Chez Dick, le réel est toujours sujet à caution, et ses contours souvent manipulés par les puissants ou la technologie. Quant à l’humain, il peut voir ses souvenirs recomposés ou son enveloppe augmentée. Ses personnages cherchent à trouver des prises solides dans un environnement malléable, des points de repères au sein d’uchronies ou de dystopies tour à tour glacées et glaçantes dans lesquelles la surveillance généralisée, les dérives eugénistes ou la manipulation des consciences font figure de norme.
Un futur de papier glacé
Magnétisée par cette idée centrale du « mirage du réel », la série tente, dans chacun de ses épisodes, d’en écailler le vernis. Ainsi, le gamin de The Father Thing est le seul à remarquer qu’un alien aux motivations sinistres a pris possession du corps de son père, l’employé de gare de The Commuter (probablement l’épisode le plus touchant de la saison) éprouve la matérialité d’une ville imaginaire, les pilotes de vaisseau touristique de La Planète impossible appliquent des filtres colorés sur les vues spatiales pour les pimper, quand l’héroïne de Real Life en vient même à douter de sa propre existence.
Hélas, malgré l’indéniable qualité du matériau d’origine et l’application sincère de ses artisans, Electric Dreams souffre de son format trop étriqué, les 50 minutes règlementaires des épisodes ne permettant que rarement de dépasser leur pitch de départ. La mise en scène, extrêmement léchée, matérialise des visions envoutantes de papier glacée, et offre un panorama de SF appliqué mais convenu, qui échoue à provoquer le trouble. On est loin de l’ambiance poisseuse et néo film noir du Blade Runner originel, ou du malaise distillé par le Minority Report de Spielberg. Les technologies convoquées (voyage spatial, échange des consciences ou guerres extraterrestres) sont quant à elle trop lointaines pour créer, comme le fait Black Mirror, un écho inquiétant avec notre époque.

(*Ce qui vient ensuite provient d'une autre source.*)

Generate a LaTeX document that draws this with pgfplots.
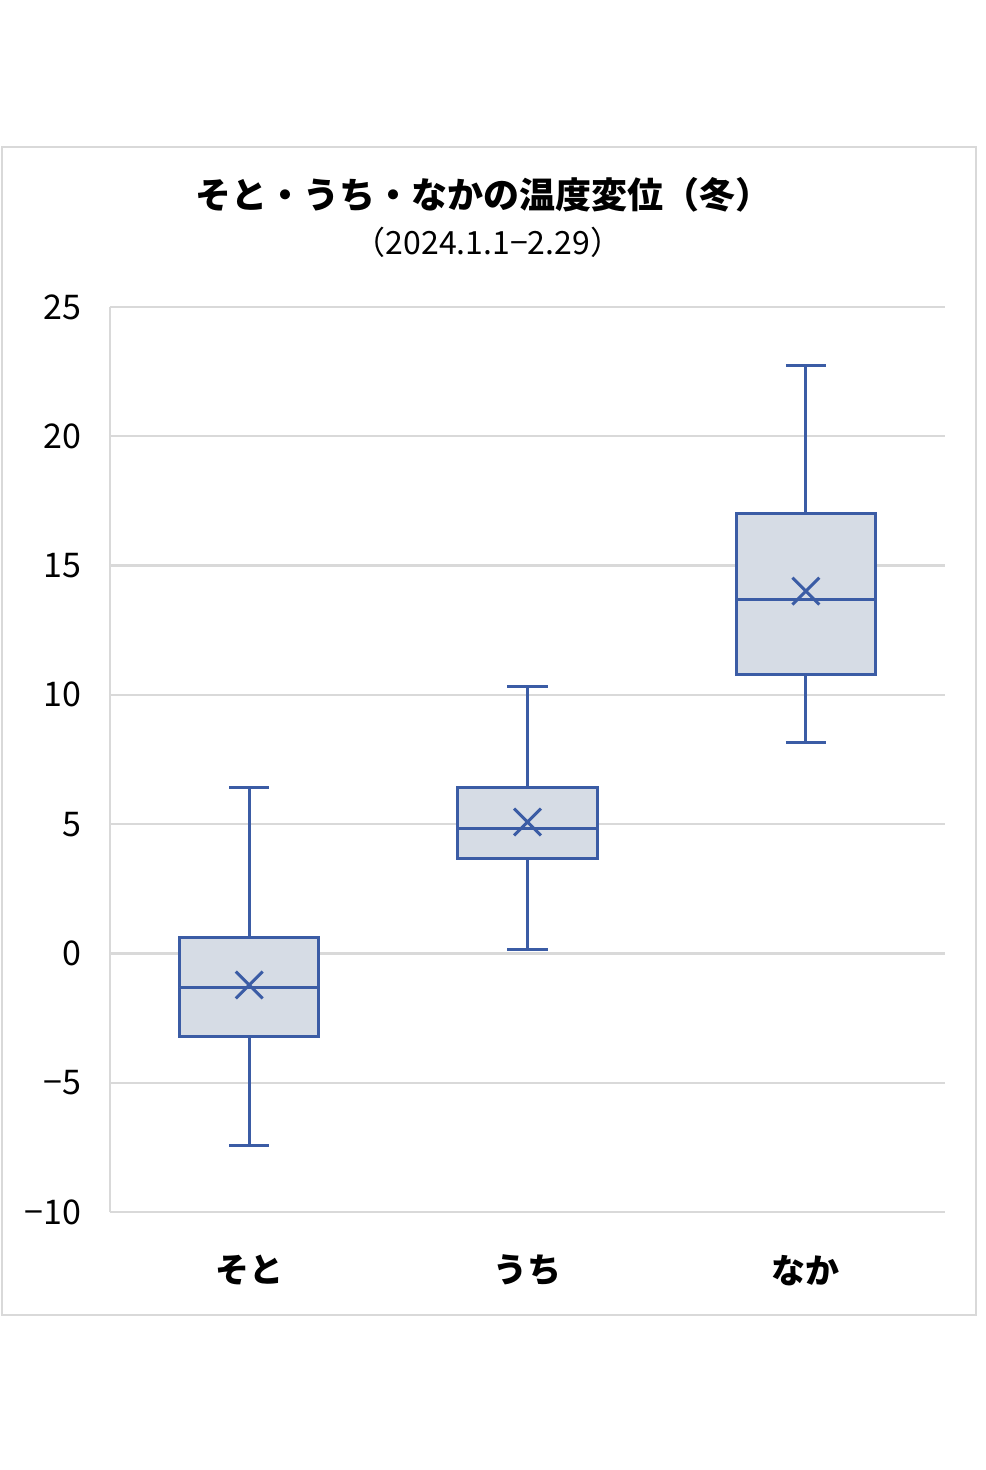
\documentclass[border=0pt]{standalone}
\usepackage{fontspec}
\setmainfont{Noto Sans CJK JP}
\usepackage{pgfplots}
\pgfplotsset{compat=1.18}
\usepgfplotslibrary{statistics}

\definecolor{gridgray}{HTML}{D9D9D9}
\definecolor{boxline}{HTML}{3B5CA5}
\definecolor{boxfill}{HTML}{D6DCE5}

\begin{document}
\begin{tikzpicture}
  % page: 1px = 0.5pt, origin at the top left
  \path (0,0) rectangle (492.5pt,-735pt);
  \draw[gridgray, line width=1.2pt] (1pt,-73.5pt) rectangle (488pt,-657.5pt);
  \node[font=\fontsize{18}{20}\selectfont\bfseries] at (241.5pt,-97.5pt) {そと・うち・なかの温度変位（冬）};
  \node[font=\fontsize{16}{18}\selectfont] at (244pt,-121pt) {（2024.1.1−2.29）};

  \begin{axis}[
    at={(55pt,-606pt)}, anchor=south west,
    scale only axis, width=417.5pt, height=452.5pt,
    xmin=0.5, xmax=3.5, ymin=-10, ymax=25,
    xtick={1,2,3}, xticklabels={そと,うち,なか},
    ytick={-10,-5,0,5,10,15,20,25},
    yticklabels={−10,−5,0,5,10,15,20,25},
    major tick length=0pt,
    ymajorgrids,
    grid style={gridgray, line width=1.2pt},
    axis x line*=bottom, axis y line*=left,
    axis line style={gridgray, line width=1.2pt},
    xticklabel style={font=\fontsize{17}{19}\selectfont\bfseries, yshift=-18pt},
    yticklabel style={font=\fontsize{17}{19}\selectfont, xshift=-11pt},
    boxplot/draw direction=y,
    boxplot/box extend=0.5,
    boxplot/whisker extend=0.144,
  ]
    \addplot[boxplot prepared={draw position=1, lower whisker=-7.41, lower quartile=-3.23,
      median=-1.30, upper quartile=0.63, upper whisker=6.40},
      draw=boxline, fill=boxfill, line width=1.5pt] coordinates {};
    \addplot[boxplot prepared={draw position=2, lower whisker=0.17, lower quartile=3.69,
      median=4.85, upper quartile=6.40, upper whisker=10.34},
      draw=boxline, fill=boxfill, line width=1.5pt] coordinates {};
    \addplot[boxplot prepared={draw position=3, lower whisker=8.17, lower quartile=10.80,
      median=13.70, upper quartile=17.03, upper whisker=22.75},
      draw=boxline, fill=boxfill, line width=1.5pt] coordinates {};
    % means
    \addplot[only marks, mark=x, mark size=9.5pt, mark options={boxline, line width=1.5pt}]
      coordinates {(1,-1.22) (2,5.08) (3,14.01)};
  \end{axis}
\end{tikzpicture}
\end{document}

Si elle se savoure néanmoins avec plaisir, le principal défaut d’Electric Dreams est sa transposition trop scolaire de l’imaginaire Dickien, marquée par une incapacité à en réactualiser les motifs. En résultent des rêveries illustratives mais inoffensives, qui manquent cruellement d’électricité.
Philip K. Dick’s Electric Dreams, disponible le 12 janvier 2018 sur Amazon Prime Video.